Step 14: Painting the Hair – Portrait of Lisa

Painting the hair. The final step is to refine the hair so it supports the overall portrait without overpowering the features. Hair should be treated as masses of form, not individual strands, and integrated with attention to edges, light flow, and structure.

  1. Think in Masses, Not Strands
    • Begin by reinforcing the large shapes of the hair—group areas into light, midtone, and shadow to establish volume.
    • Avoid over-detailing too early. Hair reads more convincingly when painted in broad, directional masses.
    • Use subtle colour shifts (warm and cool tones) to suggest light bouncing within the hair, rather

than trying to replicate every hair individually.

  1. Observe the Hairline
    • The hairline, particularly when the hair is scraped back from the face, should have soft, irregular edges.
    • Avoid hard, uniform lines—real hairlines are broken, feathery, and diffuse in areas, especially around the temples, forehead, and nape.
    • Use blending, dry brush, or soft feathering to create this transition between skin and hair.
  2. Structure and Flow
    • Consider the underlying shape of the skull when modelling the hair. It should follow the form of the head, not float separately from it.
    • Pay attention to directional flow—how the hair moves over and around the cranium.

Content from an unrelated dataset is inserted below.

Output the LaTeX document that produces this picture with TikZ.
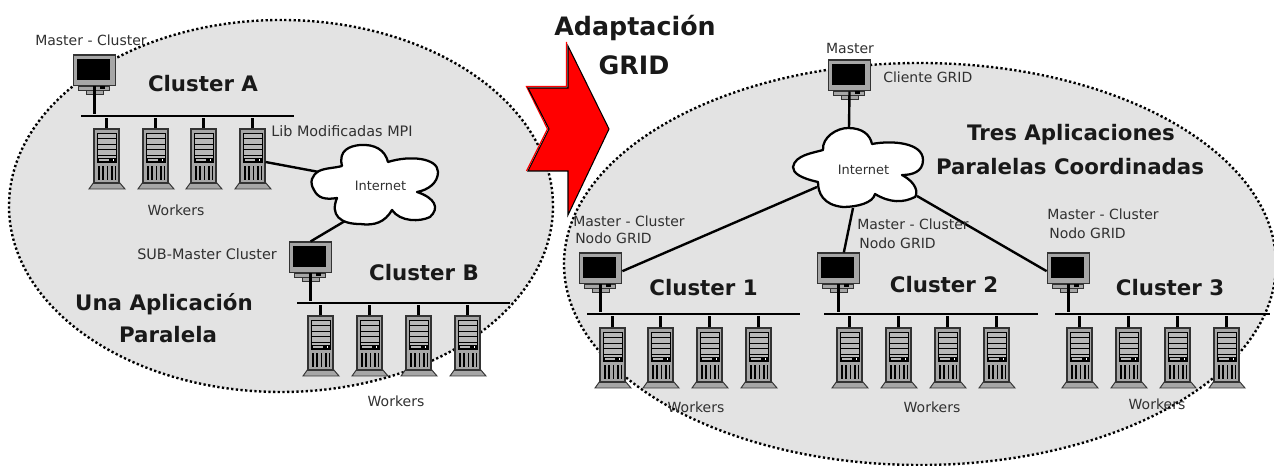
\documentclass[tikz,border=0pt]{standalone}
\usepackage{fontspec}
\setmainfont{DejaVu Sans}
\definecolor{ellgray}{HTML}{E3E3E3}
\definecolor{devgray}{HTML}{A6A6A6}
\definecolor{slat}{HTML}{B8B8B8}
\definecolor{outl}{HTML}{333333}
\definecolor{txt}{HTML}{303030}
\tikzset{
  zone/.style={fill=ellgray,draw=black,line width=1.8pt,dash pattern=on 1.7pt off 1.8pt},
  link/.style={draw=black,line width=1.8pt},
  cloudshape/.style={fill=white,draw=black,line width=1.7pt,line join=round},
  busbar/.style={fill=black,draw=none,inner sep=0pt,minimum height=2pt},
  small/.style={font=\fontsize{10.5pt}{12pt}\selectfont,text=txt,inner sep=0pt},
  smaller/.style={font=\fontsize{9.7pt}{12pt}\selectfont,text=txt,inner sep=0pt},
  wider/.style={font=\fontsize{10.8pt}{12pt}\selectfont,text=txt,inner sep=0pt},
  big/.style={font=\fontsize{16pt}{18pt}\selectfont\bfseries,text=black!90,inner sep=0pt},
  huge/.style={font=\fontsize{19pt}{21pt}\selectfont\bfseries,text=black!90,inner sep=0pt},
  devbody/.style={fill=devgray,draw=outl,line width=0.8pt,inner sep=0pt}
}
\newcommand{\compnode}[3]{%
  \begin{scope}[shift={(#2,#3)}]
    \fill[devgray,draw=outl,line width=0.7pt] (5.5,31) rectangle (36.5,35);
    \fill[black] (27,31) rectangle (32,34);
    \fill[devgray,draw=outl,line width=0.7pt] (13,35) rectangle (30,39);
    \node[devbody,minimum width=32pt,minimum height=23.2pt] (#1) at (21.5,15.5) {};
    \fill[black] (4,4.5) rectangle (37,25);
  \end{scope}}
\newcommand{\servnode}[3]{%
  \begin{scope}[shift={(#2,#3)}]
    \fill[devgray,draw=outl,line width=0.7pt] (-5,60) -- (0,53) -- (25,53) -- (31,60) -- cycle;
    \node[devbody,minimum width=18.75pt,minimum height=40.5pt] (#1) at (12.5,27) {};
    \fill[slat,draw=black,line width=0.7pt] (3.5,4) rectangle (22.5,33);
    \foreach \yy in {9.5,15,20.5,26}{\draw[black,line width=0.7pt] (3.5,\yy) -- (22.5,\yy);}
    \fill[black] (3.5,29) rectangle (22.5,33);
    \fill[slat] (5,30) rectangle (15,32);
    \fill[white] (18.5,30.5) rectangle (20,32);
    \foreach \xx in {4.5,8.8,13.1,17.4,21}{\fill[black] (\xx-0.4,37) rectangle (\xx+1.1,51);}
  \end{scope}}
\begin{document}
\begin{tikzpicture}[x=0.75pt,y=-0.75pt]
\useasboundingbox (0,0) rectangle (1274,466);
% zones
\path[zone] (281,206) ellipse [x radius=272,y radius=186];
\path[zone] (920,264) ellipse [x radius=356,y radius=201];
% buses
\node[busbar,minimum width=160pt] (busA) at (187.5,116) {};
\node[busbar,minimum width=160pt] (busB) at (403.5,303) {};
\node[busbar,minimum width=160pt] (bus1) at (693.5,314) {};
\node[busbar,minimum width=160pt] (bus2) at (931,314) {};
\node[busbar,minimum width=161pt] (bus3) at (1162.5,314) {};
% devices
\compnode{mA}{73}{55}
\compnode{mB}{289}{242}
\compnode{mG}{828}{60}
\compnode{m1}{579}{253}
\compnode{m2}{817}{253}
\compnode{m3}{1047}{253}
\foreach \n/\x in {1/94,2/143,3/191,4/240}{\servnode{sA\n}{\x}{129}}
\foreach \n/\x in {1/308,2/357,3/406,4/455}{\servnode{sB\n}{\x}{316}}
\foreach \n/\x in {1/600,2/648,3/697,4/746}{\servnode{sI\n}{\x}{328}}
\foreach \n/\x in {1/837,2/886,3/935,4/984}{\servnode{sII\n}{\x}{328}}
\foreach \n/\x in {1/1067,2/1116,3/1165,4/1214}{\servnode{sIII\n}{\x}{328}}
% connector ends on clouds
\coordinate (cLw) at (319,172);
\coordinate (cLs) at (345,221);
\coordinate (cRn) at (849,128);
\coordinate (cRw) at (817,187);
\coordinate (cRs) at (853,208);
\coordinate (cRe) at (917,196);
% connectors
\draw[link] (mA.south) -- (mA.south |- busA.north);
\draw[link] (mB.south) -- (mB.south |- busB.north);
\draw[link] (m1.south) -- (m1.south |- bus1.north);
\draw[link] (m2.south) -- (m2.south |- bus2.north);
\draw[link] (m3.south) -- (m3.south |- bus3.north);
\foreach \n in {1,2,3,4}{
  \draw[link] (sA\n.north) -- (sA\n.north |- busA.south);
  \draw[link] (sB\n.north) -- (sB\n.north |- busB.south);
  \draw[link] (sI\n.north) -- (sI\n.north |- bus1.south);
  \draw[link] (sII\n.north) -- (sII\n.north |- bus2.south);
  \draw[link] (sIII\n.north) -- (sIII\n.north |- bus3.south);
}
\draw[link] ([yshift=-4.5pt]sA4.east) -- (cLw);
\draw[link] (cLs) -- (mB.north);
\draw[link] (mG.south) -- (cRn);
\draw[link] (cRw) -- ([yshift=-2pt]m1.east);
\draw[link] (cRs) -- ([xshift=4pt]m2.north);
\draw[link] (cRe) -- ([yshift=-2pt]m3.west);
% clouds
\draw[cloudshape] (319,171) .. controls (325,168) and (335,168) .. (342,166)
  .. controls (338,150) and (350,146) .. (360,145) .. controls (375,144) and (385,150) .. (388,162)
  .. controls (410,155) and (438,158) .. (438,172) .. controls (438,183) and (428,190) .. (417,192)
  .. controls (435,198) and (440,208) .. (430,217) .. controls (420,222) and (400,222) .. (392,210)
  .. controls (385,222) and (375,226) .. (360,224) .. controls (340,224) and (330,215) .. (337,198)
  .. controls (325,200) and (318,198) .. (314,190) .. controls (309,182) and (312,175) .. cycle;
\draw[cloudshape] (823,150) .. controls (822,137) and (837,128) .. (848,128)
  .. controls (863,128) and (870,135) .. (872,144) .. controls (893,140) and (923,143) .. (923,160)
  .. controls (923,172) and (912,175) .. (902,175) .. controls (917,183) and (918,193) .. (915,197)
  .. controls (903,203) and (890,203) .. (875,194) .. controls (873,203) and (857,207) .. (843,207)
  .. controls (823,205) and (818,193) .. (818,182) .. controls (800,178) and (793,173) .. (793,167)
  .. controls (795,155) and (813,153) .. cycle;
% red arrow
\draw[red,line width=0.9pt,line join=miter] (566.5,42) -- (566.5,86.5) -- (526.5,86.5) -- (547.5,129) -- (526.5,171);
\draw[fill=red,draw=black,line width=0.8pt,line join=miter] (568,46) -- (568,88) -- (528,88) -- (549,129) -- (528,171) -- (568,171) -- (568,215) -- (609,129) -- cycle;
% texts
\node[small,anchor=west] (t1) at (35,40) {Master - Cluster};
\node[big] (t2) at (203,84) {Cluster A};
\node[wider,anchor=west] (t3) at (271,131) {Lib Modificadas MPI};
\node[smaller] (t4) at (380.5,186) {Internet};
\node[small] (t5) at (176,210) {Workers};
\node[wider,anchor=west] (t6) at (137,254) {SUB-Master Cluster};
\node[big] (t7) at (424,273) {Cluster B};
\node[big] (t8) at (164,304) {Una Aplicación};
\node[big] (t9) at (168,335) {Paralela};
\node[small] (t10) at (396,401) {Workers};
\node[huge] (t11) at (635,28) {Adaptación};
\node[huge] (t12) at (634,65) {GRID};
\node[small] (t13) at (850,49) {Master};
\node[small,anchor=west] (t14) at (883,77) {Cliente GRID};
\node[big] (t15) at (1071,135) {Tres Aplicaciones};
\node[big] (t16) at (1070,167) {Paralelas Coordinadas};
\node[smaller] (t17) at (863.5,170) {Internet};
\node[small,anchor=west] (t18) at (573,221) {Master - Cluster};
\node[small,anchor=west] (t19) at (575,238) {Nodo GRID};
\node[small,anchor=west] (t20) at (857,224) {Master - Cluster};
\node[small,anchor=west] (t21) at (859,243) {Nodo GRID};
\node[small,anchor=west] (t22) at (1047,214) {Master - Cluster};
\node[small,anchor=west] (t23) at (1049,233) {Nodo GRID};
\node[big] (t24) at (703.5,288) {Cluster 1};
\node[big] (t25) at (944,285) {Cluster 2};
\node[big] (t26) at (1170,288) {Cluster 3};
\node[small] (t27) at (696,407) {Workers};
\node[small] (t28) at (932,407) {Workers};
\node[small] (t29) at (1157,404) {Workers};
\end{tikzpicture}
\end{document}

This gives a sense of natural movement and structure.
    • Highlights should follow the curvature of the form, not sit flatly on the surface.
  3. Edge Control and Final Accents
    • Use a combination of lost, soft, and sharp edges in the hair:
    o Soft edges where the hair meets the forehead, cheek, or neck.
    o Lost edges where shadow areas of the hair blend into the background.
    o Sharpened accents or highlights only where you want to draw attention or describe texture (e.g. around the crown, or a few catchlights on strands).
    • Keep the values of the hair connected to the overall lighting scenario—darker in shadow, with coherent highlight placement.

By treating the hair as a form rather than fine detail, and softening transitions at the hairline, you maintain a focus on the portrait’s structure and expression while giving the hair natural presence and realism.